We stand by our commitment to abolish the means test on pensions.

In 1978 the Fraser Government reapplied the means test for over 70-year-old pensioners. When we look at the claims in 1984 of what the Liberals might do we have to look at what they did do when they had the chance. In 1975 Malcolm Fraser said:

The real value of pensions will be preserved.

When Labor left office the level of pensions had gone up to 24.5 per cent of average weekly earnings. When Malcolm Fraser left office the level had gone down to 22 per cent. I might say that we have done the very best we can to ensure that pensioners are informed. The hotline that has been set up to handle queries from pensioners on the assets test to try to ensure that our elderly are not taken over by this fear campaign took 22,000 calls prior to May and has taken 10 ,000 calls since.
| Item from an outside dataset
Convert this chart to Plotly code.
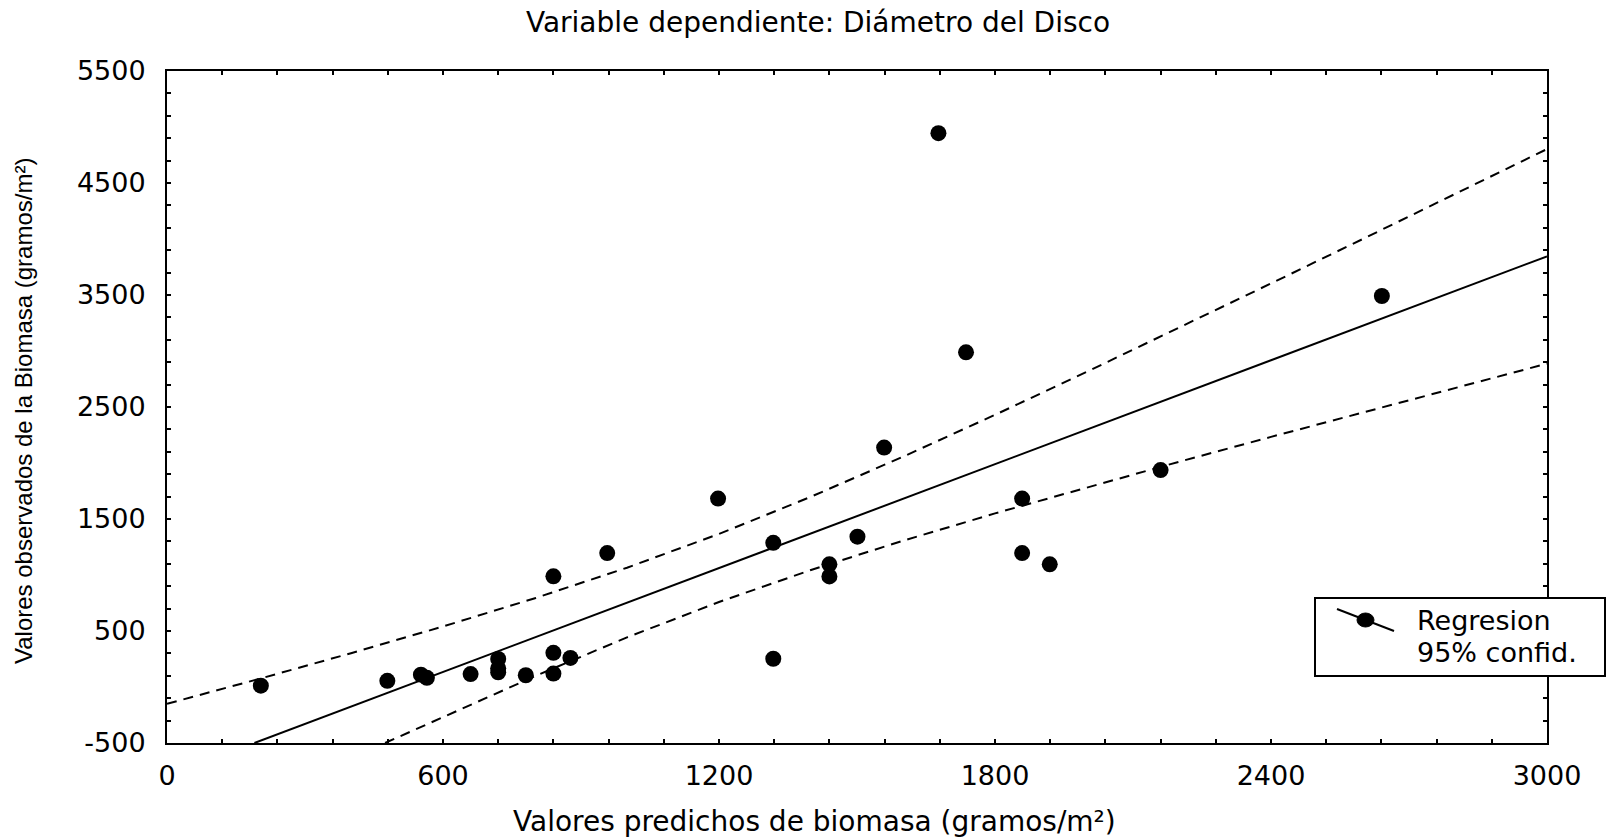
import plotly.graph_objects as go

# Observed points: predicted biomass (x) vs observed biomass (y)
pred_x = [204, 479, 552, 565, 660, 720, 720, 720, 780, 840, 840, 877, 840, 957,
          1198, 1318, 1318, 1440, 1440, 1501, 1559, 1677, 1737, 1859, 1859, 1919,
          2160, 2641]
obs_y = [12, 55, 110, 82, 115, 250, 167, 132, 105, 305, 120, 260, 988, 1196,
         1682, 1287, 252, 1095, 987, 1342, 2138, 4945, 2988, 1682, 1196, 1095,
         1937, 3491]

# Regression line
reg_x = [190, 3000]
reg_y = [-500, 3845]

# 95% confidence band
up_x = [0, 200, 400, 600, 800, 1000, 1200, 1400, 1600, 1800, 2000, 2200, 2400, 2600, 2800, 3000]
up_y = [-150, 72, 302, 540, 793, 1065, 1367, 1699, 2056, 2430, 2815, 3207, 3603, 4001, 4401, 4803]
lo_x = [474, 600, 800, 1000, 1200, 1400, 1600, 1800, 2000, 2200, 2400, 2600, 2800, 3000]
lo_y = [-500, -270, 97, 443, 759, 1045, 1306, 1550, 1783, 2011, 2233, 2453, 2671, 2887]

# Tick labels
x_ticks = [0, 600, 1200, 1800, 2400, 3000]
x_ticktext = ["0", "600", "1200", "1800", "2400", "3000"]
y_ticks = [-500, 500, 1500, 2500, 3500, 4500, 5500]
y_ticktext = ["-500", "500", "1500", "2500", "3500", "4500", "5500"]

FONT_H = "DejaVu Sans"
FONT_V = "Liberation Sans, Arial"

fig = go.Figure()
fig.add_trace(go.Scatter(x=reg_x, y=reg_y, mode="lines",
                         line=dict(color="black", width=2), showlegend=False, hoverinfo="skip"))
fig.add_trace(go.Scatter(x=up_x, y=up_y, mode="lines",
                         line=dict(color="black", width=2, dash="10px,7px"), showlegend=False))
fig.add_trace(go.Scatter(x=lo_x, y=lo_y, mode="lines",
                         line=dict(color="black", width=2, dash="10px,7px"), showlegend=False))
fig.add_trace(go.Scatter(x=pred_x, y=obs_y, mode="markers",
                         marker=dict(color="black", size=16, symbol="circle"),
                         showlegend=False))

L, R, T, B = 167, 59, 71, 95
W, H = 1606, 838
PW, PH = W - L - R, H - T - B

def px2paper(px, py):
    return (px - L) / PW, (H - B - py) / PH

axis_common = dict(showline=True, linecolor="black", linewidth=2, mirror="allticks",
                   ticks="inside", ticklen=4, tickwidth=1.5, tickcolor="black",
                   showgrid=False, zeroline=False, tickmode="array",
                   tickfont=dict(family=FONT_H, size=27, color="black"))

fig.update_xaxes(range=[0, 3000], tickvals=x_ticks, ticktext=x_ticktext,
                 minor=dict(ticks="inside", dtick=120, tick0=0, ticklen=4, tickwidth=1.5,
                            tickcolor="black", showgrid=False),
                 ticklabelstandoff=8, **axis_common)
fig.update_yaxes(range=[-500, 5500], tickvals=y_ticks, ticktext=y_ticktext,
                 minor=dict(ticks="inside", dtick=200, tick0=-500, ticklen=4, tickwidth=1.5,
                            tickcolor="black", showgrid=False),
                 ticklabelstandoff=14, **axis_common)

# Legend drawn as box + symbol + text
bx0, by0 = px2paper(1315, 598)
bx1, by1 = px2paper(1605, 676)
shapes = [
    dict(type="rect", xref="paper", yref="paper", x0=bx0, y0=by1, x1=bx1, y1=by0,
         fillcolor="white", line=dict(color="black", width=2), layer="above"),
]
lx0, ly0 = px2paper(1337, 609)
lx1, ly1 = px2paper(1394, 631)
shapes.append(dict(type="line", xref="paper", yref="paper", x0=lx0, y0=ly0, x1=lx1, y1=ly1,
                   line=dict(color="black", width=2), layer="above"))
cx0, cy0 = px2paper(1357, 613)
cx1, cy1 = px2paper(1374, 627)
shapes.append(dict(type="circle", xref="paper", yref="paper", x0=cx0, y0=cy1, x1=cx1, y1=cy0,
                   fillcolor="black", line=dict(color="black", width=1), layer="above"))

ann = []
tx, ty1 = px2paper(1415, 620)
_, ty2 = px2paper(1415, 652)
ann.append(dict(text="Regresion", xref="paper", yref="paper", x=tx, y=ty1, xanchor="left",
                yanchor="middle", showarrow=False, font=dict(family=FONT_H, size=27, color="black")))
ann.append(dict(text="95% confid.", xref="paper", yref="paper", x=tx, y=ty2, xanchor="left",
                yanchor="middle", showarrow=False, font=dict(family=FONT_H, size=27, color="black")))

xtx, xty = px2paper(814, 821)
ann.append(dict(text="Valores predichos de biomasa (gramos/m²)", xref="paper", yref="paper",
                x=xtx, y=xty, xanchor="center", yanchor="middle", showarrow=False,
                font=dict(family=FONT_H, size=28, color="black")))
ytx, yty = px2paper(23, 411)
ann.append(dict(text="Valores observados de la Biomasa (gramos/m²)", xref="paper", yref="paper",
                x=ytx, y=yty, xanchor="center", yanchor="middle", textangle=-90, showarrow=False,
                font=dict(family=FONT_V, size=24, color="black")))

fig.update_layout(
    width=W, height=H,
    margin=dict(l=L, r=R, t=T, b=B),
    paper_bgcolor="white", plot_bgcolor="white",
    title=dict(text="Variable dependiente: Diámetro del Disco", x=818 / W, xref="container",
               xanchor="center", y=1 - 22.5 / H, yref="container", yanchor="middle",
               font=dict(family=FONT_H, size=28, color="black")),
    shapes=shapes, annotations=ann, showlegend=False,
)

fig.write_html("out.html", config={"displayModeBar": False},
               post_script="document.body.style.margin='0';document.body.style.overflow='hidden';")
I turn to some of the support that has been given for an assets test. It is not just the Australian Labor Party that has welcomed it. The Confederation of Australian Industry, in a long statement of 18 April this year, came out in support of the reintroduction of an assets test. The CAI said to the Senate Standing Committee on Social Welfare:

If the present system continues unchanged then the demands on community resources to support the provision of retirement income will increase dramatically over the next few decades, possibly to unmanageable proportions.

We all remember Sir William McMahon. Only a few weeks ago on Michael Schildberger's program in Melbourne he said that while 'assets' was an irritating word-'means' was better-the Government's decision was right in principle. In a statement that must go down in the annals, I might say, of hopefulness, he said:

Mr Peacock won't be opposing it 'when he gets there'.

Of course, the Young Liberals have opposed it. In conclusion, I think we should turn to the comments of Michelle Grattan from the Age. In an article published only a few weeks ago, in August, she ran a quote from Senator Chaney--

The ACTING DEPUTY PRESIDENT (Senator Collard) —Order! The honourable senator's time has expired.